Data block
──────────────────────────────

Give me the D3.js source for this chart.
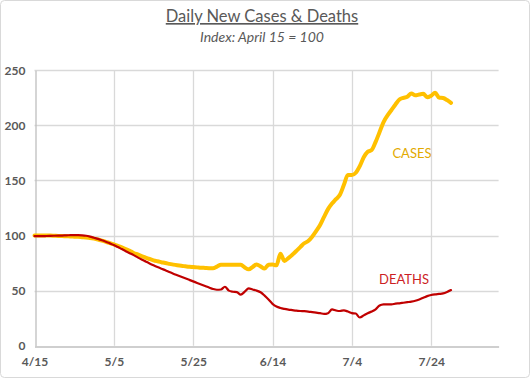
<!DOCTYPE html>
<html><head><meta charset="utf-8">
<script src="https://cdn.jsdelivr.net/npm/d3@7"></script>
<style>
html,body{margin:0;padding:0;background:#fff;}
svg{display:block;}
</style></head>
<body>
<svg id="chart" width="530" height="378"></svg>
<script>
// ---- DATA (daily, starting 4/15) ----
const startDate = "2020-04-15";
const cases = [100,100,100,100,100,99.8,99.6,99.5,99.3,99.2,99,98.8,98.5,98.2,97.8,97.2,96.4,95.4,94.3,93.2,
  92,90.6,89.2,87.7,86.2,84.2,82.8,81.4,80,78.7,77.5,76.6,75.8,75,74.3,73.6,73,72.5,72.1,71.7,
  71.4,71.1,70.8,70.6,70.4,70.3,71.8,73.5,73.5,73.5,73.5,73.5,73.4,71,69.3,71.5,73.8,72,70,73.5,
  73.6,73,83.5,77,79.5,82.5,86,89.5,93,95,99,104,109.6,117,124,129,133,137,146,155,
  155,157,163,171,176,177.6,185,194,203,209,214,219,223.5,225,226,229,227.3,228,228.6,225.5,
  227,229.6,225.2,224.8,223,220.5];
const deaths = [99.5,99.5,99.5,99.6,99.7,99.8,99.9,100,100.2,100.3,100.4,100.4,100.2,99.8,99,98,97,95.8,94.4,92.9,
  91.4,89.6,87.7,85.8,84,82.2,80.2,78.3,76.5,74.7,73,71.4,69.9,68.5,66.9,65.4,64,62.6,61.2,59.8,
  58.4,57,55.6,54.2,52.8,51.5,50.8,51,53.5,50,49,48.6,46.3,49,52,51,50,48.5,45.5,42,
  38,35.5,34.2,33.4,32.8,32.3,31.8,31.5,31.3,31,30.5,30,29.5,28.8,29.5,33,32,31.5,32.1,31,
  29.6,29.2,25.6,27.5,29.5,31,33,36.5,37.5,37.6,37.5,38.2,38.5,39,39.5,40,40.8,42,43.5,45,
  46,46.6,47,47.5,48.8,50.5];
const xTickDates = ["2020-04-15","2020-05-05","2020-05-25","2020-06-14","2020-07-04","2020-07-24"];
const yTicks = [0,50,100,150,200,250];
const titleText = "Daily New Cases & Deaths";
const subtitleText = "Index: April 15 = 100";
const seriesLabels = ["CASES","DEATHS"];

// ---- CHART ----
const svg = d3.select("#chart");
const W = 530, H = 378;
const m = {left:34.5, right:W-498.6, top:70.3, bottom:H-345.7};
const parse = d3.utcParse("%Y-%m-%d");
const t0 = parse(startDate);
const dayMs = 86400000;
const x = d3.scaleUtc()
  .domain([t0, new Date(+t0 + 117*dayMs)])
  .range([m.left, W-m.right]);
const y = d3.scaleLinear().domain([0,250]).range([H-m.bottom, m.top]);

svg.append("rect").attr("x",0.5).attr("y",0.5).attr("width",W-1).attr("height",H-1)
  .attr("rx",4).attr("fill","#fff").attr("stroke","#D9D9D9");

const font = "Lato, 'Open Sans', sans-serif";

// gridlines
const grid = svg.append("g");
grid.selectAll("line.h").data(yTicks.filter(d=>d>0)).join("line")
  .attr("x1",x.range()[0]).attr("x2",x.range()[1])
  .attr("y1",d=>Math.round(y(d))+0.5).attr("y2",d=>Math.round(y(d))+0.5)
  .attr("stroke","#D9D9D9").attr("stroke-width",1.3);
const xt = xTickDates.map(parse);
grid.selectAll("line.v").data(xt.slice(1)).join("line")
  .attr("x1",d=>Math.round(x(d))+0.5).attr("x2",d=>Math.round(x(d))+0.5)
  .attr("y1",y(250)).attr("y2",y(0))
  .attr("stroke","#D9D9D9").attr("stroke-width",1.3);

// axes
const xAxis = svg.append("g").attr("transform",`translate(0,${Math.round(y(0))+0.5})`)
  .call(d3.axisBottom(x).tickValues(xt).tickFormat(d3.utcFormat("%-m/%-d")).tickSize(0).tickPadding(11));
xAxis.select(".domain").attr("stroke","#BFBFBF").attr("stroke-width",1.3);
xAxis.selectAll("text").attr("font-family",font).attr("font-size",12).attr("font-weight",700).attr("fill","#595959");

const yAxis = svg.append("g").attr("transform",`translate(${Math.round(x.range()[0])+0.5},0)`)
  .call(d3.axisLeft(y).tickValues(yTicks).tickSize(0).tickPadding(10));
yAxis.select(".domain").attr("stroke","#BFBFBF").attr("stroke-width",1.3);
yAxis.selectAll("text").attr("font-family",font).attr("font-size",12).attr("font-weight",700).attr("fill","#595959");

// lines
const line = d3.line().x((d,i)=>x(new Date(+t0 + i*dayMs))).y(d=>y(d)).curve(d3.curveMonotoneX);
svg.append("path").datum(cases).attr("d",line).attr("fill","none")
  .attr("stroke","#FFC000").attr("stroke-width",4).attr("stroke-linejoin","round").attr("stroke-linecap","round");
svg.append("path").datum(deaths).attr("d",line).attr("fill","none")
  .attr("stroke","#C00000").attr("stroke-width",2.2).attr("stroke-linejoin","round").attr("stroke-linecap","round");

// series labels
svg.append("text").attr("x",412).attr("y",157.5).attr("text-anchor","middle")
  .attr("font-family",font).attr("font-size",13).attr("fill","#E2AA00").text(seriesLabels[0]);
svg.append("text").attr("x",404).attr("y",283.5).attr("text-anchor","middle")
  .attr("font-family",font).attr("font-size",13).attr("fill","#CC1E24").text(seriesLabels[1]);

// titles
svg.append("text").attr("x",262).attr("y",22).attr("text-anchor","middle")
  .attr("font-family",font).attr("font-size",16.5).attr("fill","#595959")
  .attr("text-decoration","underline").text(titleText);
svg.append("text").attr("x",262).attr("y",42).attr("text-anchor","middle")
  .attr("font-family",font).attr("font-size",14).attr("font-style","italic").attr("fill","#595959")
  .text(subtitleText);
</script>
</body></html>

──────────────────────────────

Short exercise
In your copy of the listing above, reproduce each line exactly and omit all pictures.

Answer to the task
Give me the D3.js source for this chart.
<!DOCTYPE html>
<html><head><meta charset="utf-8">
<script src="https://cdn.jsdelivr.net/npm/d3@7"></script>
<style>
html,body{margin:0;padding:0;background:#fff;}
svg{display:block;}
</style></head>
<body>
<svg id="chart" width="530" height="378"></svg>
<script>
// ---- DATA (daily, starting 4/15) ----
const startDate = "2020-04-15";
const cases = [100,100,100,100,100,99.8,99.6,99.5,99.3,99.2,99,98.8,98.5,98.2,97.8,97.2,96.4,95.4,94.3,93.2,
  92,90.6,89.2,87.7,86.2,84.2,82.8,81.4,80,78.7,77.5,76.6,75.8,75,74.3,73.6,73,72.5,72.1,71.7,
  71.4,71.1,70.8,70.6,70.4,70.3,71.8,73.5,73.5,73.5,73.5,73.5,73.4,71,69.3,71.5,73.8,72,70,73.5,
  73.6,73,83.5,77,79.5,82.5,86,89.5,93,95,99,104,109.6,117,124,129,133,137,146,155,
  155,157,163,171,176,177.6,185,194,203,209,214,219,223.5,225,226,229,227.3,228,228.6,225.5,
  227,229.6,225.2,224.8,223,220.5];
const deaths = [99.5,99.5,99.5,99.6,99.7,99.8,99.9,100,100.2,100.3,100.4,100.4,100.2,99.8,99,98,97,95.8,94.4,92.9,
  91.4,89.6,87.7,85.8,84,82.2,80.2,78.3,76.5,74.7,73,71.4,69.9,68.5,66.9,65.4,64,62.6,61.2,59.8,
  58.4,57,55.6,54.2,52.8,51.5,50.8,51,53.5,50,49,48.6,46.3,49,52,51,50,48.5,45.5,42,
  38,35.5,34.2,33.4,32.8,32.3,31.8,31.5,31.3,31,30.5,30,29.5,28.8,29.5,33,32,31.5,32.1,31,
  29.6,29.2,25.6,27.5,29.5,31,33,36.5,37.5,37.6,37.5,38.2,38.5,39,39.5,40,40.8,42,43.5,45,
  46,46.6,47,47.5,48.8,50.5];
const xTickDates = ["2020-04-15","2020-05-05","2020-05-25","2020-06-14","2020-07-04","2020-07-24"];
const yTicks = [0,50,100,150,200,250];
const titleText = "Daily New Cases & Deaths";
const subtitleText = "Index: April 15 = 100";
const seriesLabels = ["CASES","DEATHS"];

// ---- CHART ----
const svg = d3.select("#chart");
const W = 530, H = 378;
const m = {left:34.5, right:W-498.6, top:70.3, bottom:H-345.7};
const parse = d3.utcParse("%Y-%m-%d");
const t0 = parse(startDate);
const dayMs = 86400000;
const x = d3.scaleUtc()
  .domain([t0, new Date(+t0 + 117*dayMs)])
  .range([m.left, W-m.right]);
const y = d3.scaleLinear().domain([0,250]).range([H-m.bottom, m.top]);

svg.append("rect").attr("x",0.5).attr("y",0.5).attr("width",W-1).attr("height",H-1)
  .attr("rx",4).attr("fill","#fff").attr("stroke","#D9D9D9");

const font = "Lato, 'Open Sans', sans-serif";

// gridlines
const grid = svg.append("g");
grid.selectAll("line.h").data(yTicks.filter(d=>d>0)).join("line")
  .attr("x1",x.range()[0]).attr("x2",x.range()[1])
  .attr("y1",d=>Math.round(y(d))+0.5).attr("y2",d=>Math.round(y(d))+0.5)
  .attr("stroke","#D9D9D9").attr("stroke-width",1.3);
const xt = xTickDates.map(parse);
grid.selectAll("line.v").data(xt.slice(1)).join("line")
  .attr("x1",d=>Math.round(x(d))+0.5).attr("x2",d=>Math.round(x(d))+0.5)
  .attr("y1",y(250)).attr("y2",y(0))
  .attr("stroke","#D9D9D9").attr("stroke-width",1.3);

// axes
const xAxis = svg.append("g").attr("transform",`translate(0,${Math.round(y(0))+0.5})`)
  .call(d3.axisBottom(x).tickValues(xt).tickFormat(d3.utcFormat("%-m/%-d")).tickSize(0).tickPadding(11));
xAxis.select(".domain").attr("stroke","#BFBFBF").attr("stroke-width",1.3);
xAxis.selectAll("text").attr("font-family",font).attr("font-size",12).attr("font-weight",700).attr("fill","#595959");

const yAxis = svg.append("g").attr("transform",`translate(${Math.round(x.range()[0])+0.5},0)`)
  .call(d3.axisLeft(y).tickValues(yTicks).tickSize(0).tickPadding(10));
yAxis.select(".domain").attr("stroke","#BFBFBF").attr("stroke-width",1.3);
yAxis.selectAll("text").attr("font-family",font).attr("font-size",12).attr("font-weight",700).attr("fill","#595959");

// lines
const line = d3.line().x((d,i)=>x(new Date(+t0 + i*dayMs))).y(d=>y(d)).curve(d3.curveMonotoneX);
svg.append("path").datum(cases).attr("d",line).attr("fill","none")
  .attr("stroke","#FFC000").attr("stroke-width",4).attr("stroke-linejoin","round").attr("stroke-linecap","round");
svg.append("path").datum(deaths).attr("d",line).attr("fill","none")
  .attr("stroke","#C00000").attr("stroke-width",2.2).attr("stroke-linejoin","round").attr("stroke-linecap","round");

// series labels
svg.append("text").attr("x",412).attr("y",157.5).attr("text-anchor","middle")
  .attr("font-family",font).attr("font-size",13).attr("fill","#E2AA00").text(seriesLabels[0]);
svg.append("text").attr("x",404).attr("y",283.5).attr("text-anchor","middle")
  .attr("font-family",font).attr("font-size",13).attr("fill","#CC1E24").text(seriesLabels[1]);

// titles
svg.append("text").attr("x",262).attr("y",22).attr("text-anchor","middle")
  .attr("font-family",font).attr("font-size",16.5).attr("fill","#595959")
  .attr("text-decoration","underline").text(titleText);
svg.append("text").attr("x",262).attr("y",42).attr("text-anchor","middle")
  .attr("font-family",font).attr("font-size",14).attr("font-style","italic").attr("fill","#595959")
  .text(subtitleText);
</script>
</body></html>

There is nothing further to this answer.